Malédiction familiale, le mal d’amour affecte également Dina, qui, entrée dans l’âge de la ménopause, se sent abandonnée par un mari distant et une fille unique que l’adolescence a éloignée de la relation de symbiose qu’elle entretenait avec sa mère. Enseignant l’histoire de l’expulsion des Juifs d’Espagne dans un institut, n’arrivant pas à finir sa thèse, Dina est rongée par le souvenir du jumeau mort-né de sa fille. Envieuse des jeunes femmes en âge de procréer, au point de chasser brutalement une de ses étudiantes allaitant son bébé en cours, elle se met en tête d’adopter un enfant pour combler ce vide, au grand dam de son mari et de sa fille qui menacent de la quitter.
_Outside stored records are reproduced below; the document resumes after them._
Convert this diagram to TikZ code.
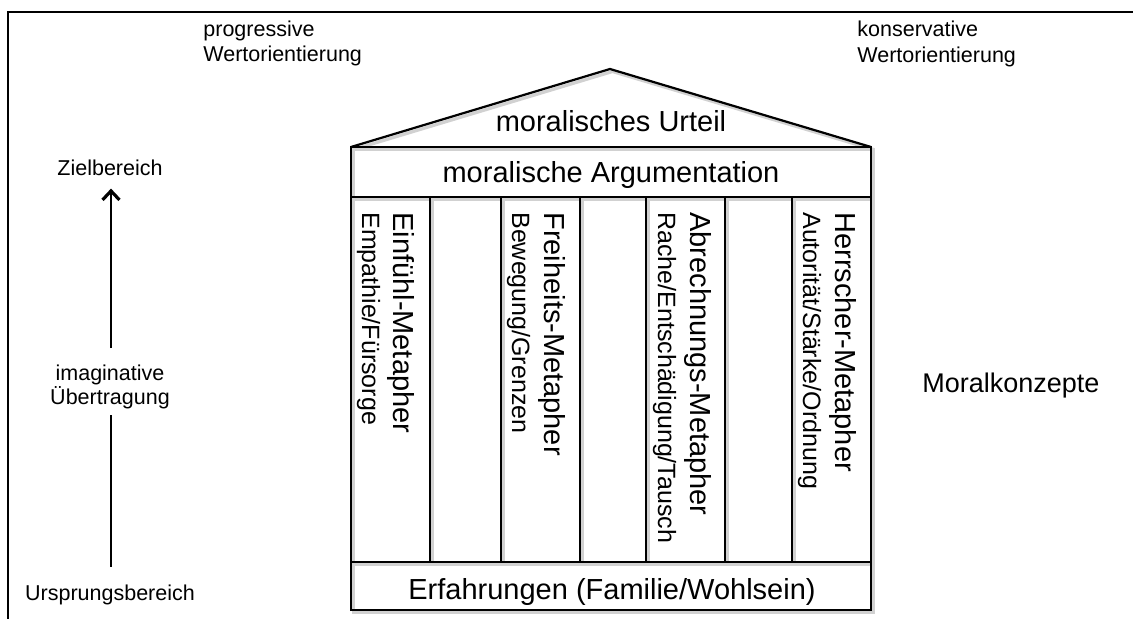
\documentclass[tikz,border=0pt]{standalone}
\usepackage{fontspec}
\setmainfont{Liberation Sans}
\usetikzlibrary{arrows.meta}
\begin{document}
\begin{tikzpicture}[x=0.5pt,y=-0.5pt,
  main/.style={inner sep=0pt, font=\fontsize{14.5}{17}\selectfont},
  subt/.style={inner sep=0pt, font=\fontsize{12.5}{15}\selectfont},
  lab/.style={inner sep=0pt, font=\fontsize{10.75}{12.5}\selectfont},
  coltitle/.style={main, rotate=-90, anchor=base west},
  colsub/.style={subt, rotate=-90, anchor=base west},
  house/.style={line width=1.3pt, line join=miter},
  houseshadow/.style={line width=1.6pt, draw=black!18},
  conn/.style={line width=1.1pt}]
\useasboundingbox (0,0) rectangle (1133,619);
\clip (0,0) rectangle (1133,619);
\fill[white] (0,0) rectangle (1133,619);
% outer frame (runs off the picture on the right and bottom)
\draw[line width=1pt] (8,12) rectangle (1150,640);
% soft shadow of the house
\begin{scope}[shift={(2.5,2.5)}]
  \draw[houseshadow] (351,147) -- (610,69) -- (871,147);
  \draw[houseshadow] (351,147) rectangle (871,610);
  \draw[houseshadow] (351,197) -- (871,197) (351,562) -- (871,562);
  \foreach \cx in {430,501,580,646,725,792} \draw[houseshadow] (\cx,197) -- (\cx,562);
\end{scope}
% house
\draw[house, line width=1.1pt] (351,147) -- (610,69) -- (871,147);
\draw[house] (351,147) rectangle (871,610);
\draw[house] (351,197) -- (871,197) (351,562) -- (871,562);
\foreach \cx in {430,501,580,646,725,792} \draw[house] (\cx,197) -- (\cx,562);
% house texts
\node[main, anchor=base] (urteil) at (611,132) {moralisches Urteil};
\node[main, anchor=base] (argu) at (611,183) {moralische Argumentation};
\node[main, anchor=base] (erfahr) at (612,599) {Erfahrungen (Familie/Wohlsein)};
\node[coltitle] (einf) at (393,212) {Einfühl-Metapher};
\node[colsub] (einfs) at (362,212) {Empathie/Fürsorge};
\node[coltitle] (frei) at (544,212) {Freiheits-Metapher};
\node[colsub] (freis) at (512,212) {Bewegung/Grenzen};
\node[coltitle] (abr) at (690,212) {Abrechnungs-Metapher};
\node[colsub] (abrs) at (658,212) {Rache/Entschädigung/Tausch};
\node[coltitle] (herr) at (835,212) {Herrscher-Metapher};
\node[colsub] (herrs) at (803,212) {Autorität/Stärke/Ordnung};
% side labels
\node[lab, anchor=base west] (prog1) at (203,37) {progressive};
\node[lab, anchor=base west] (prog2) at (203,62) {Wertorientierung};
\node[lab, anchor=base west] (kons1) at (857,37) {konservative};
\node[lab, anchor=base west] (kons2) at (857,63) {Wertorientierung};
\node[inner sep=0pt, font=\fontsize{13.5}{16}\selectfont, anchor=base west] (moral) at (922,393) {Moralkonzepte};
\node[lab, anchor=base] (ziel) at (110,176) {Zielbereich};
\node[lab, anchor=base] (imag1) at (110,381) {imaginative};
\node[lab, anchor=base] (imag2) at (110,405) {Übertragung};
\node[lab, anchor=base] (urspr) at (110,600) {Ursprungsbereich};
% arrow
\draw[conn, -{Straight Barb[length=4.5pt,width=8.5pt,line width=1.6pt]}, shorten <=8.5pt, shorten >=6pt]
  ([xshift=0.5pt]imag1.north) -- ([xshift=0.5pt]ziel.south);
\draw[conn, shorten <=8.75pt, shorten >=2.75pt]
  ([xshift=0.5pt]urspr.north) -- ([xshift=0.5pt]imag2.south);
\end{tikzpicture}
\end{document}
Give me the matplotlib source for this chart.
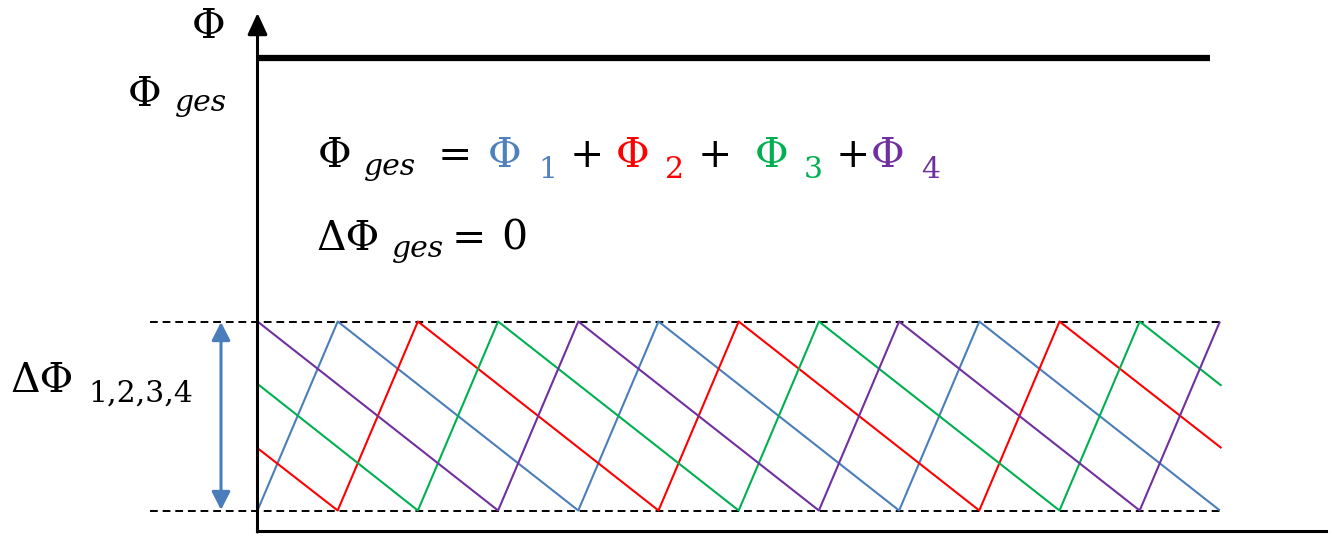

Dina et Avner se retrouvent chez leur mère où, reconstituant le cocon familial, ils renaissent à une autre vie. Avner rétablit la communication avec son fils aîné en lui parlant pour la première fois de son activité et en l’emmenant au tribunal. Le fils assiste avec fierté à la victoire de son père qui parvient à faire valoir les droits d’une Palestinienne de Jérusalem-Est menacée d’expropriation parce qu’elle a un frère membre d’une organisation terroriste. Encouragée par son frère et sa mère, Dina se décide à braver les obstacles et à entamer un chemin de croix pour concrétiser son désir d’adoption.

Truffé de références bibliques et d’allusions poétiques que la somptueuse traduction de Laurence Sendrowicz parvient à faire résonner en français, le récit du drame banal des familles modernes incarné dans des personnages dont il est précisé que « toute ressemblance […] avec une personne vivante ou morte [...] » ne pourrait être que « totalement fortuite » – avertissement qui ne peut se lire que comme une antiphrase – acquiert ici, comme dans les autres romans de Zeruya Shalev (Vie amoureuse, Mari et femme et Terra), une dimension archétypale. Méditation sur le temps, le vieillissement, la vie et la mort, ce roman est cependant, plus encore que les précédents où l’Histoire restait à l’arrière-plan de la vie des protagonistes, une réflexion sur l’intrication entre l’histoire collective et l’histoire individuelle.

Portant l’art du monologue intérieur à un sommet, la technique narrative de Zeruya Shalev tire sa force de l’alternance impromptue de dialogues réels ou imaginés entre des êtres qui peinent à se comprendre, de souvenirs envahissants qui les arrachent à leur quotidien, et de descriptions phénoménologiques de leur rapport à l’espace – la chambre de la vieille dame qui s’agrandit à mesure qu’elle-même rétrécit – et au temps – le passé qui prend peu à peu le dessus sur le présent –, ainsi que des symptômes de la sénilité, de l’anorexie ou de la ménopause, vomissements, bouffées de chaleur, malaises, phénomènes que le lecteur est amené à éprouver avant de pouvoir les nommer, partageant ainsi l’expérience de personnages qui ne réalisent ce qui leur arrive qu’après coup.

Mais ce roman est aussi moins désespéré que les précédents : l’amour inconditionnel que Dina se promet d’offrir à son enfant adoptif, sans attendre de retour, est ce qui donnera sens au reste de sa vie.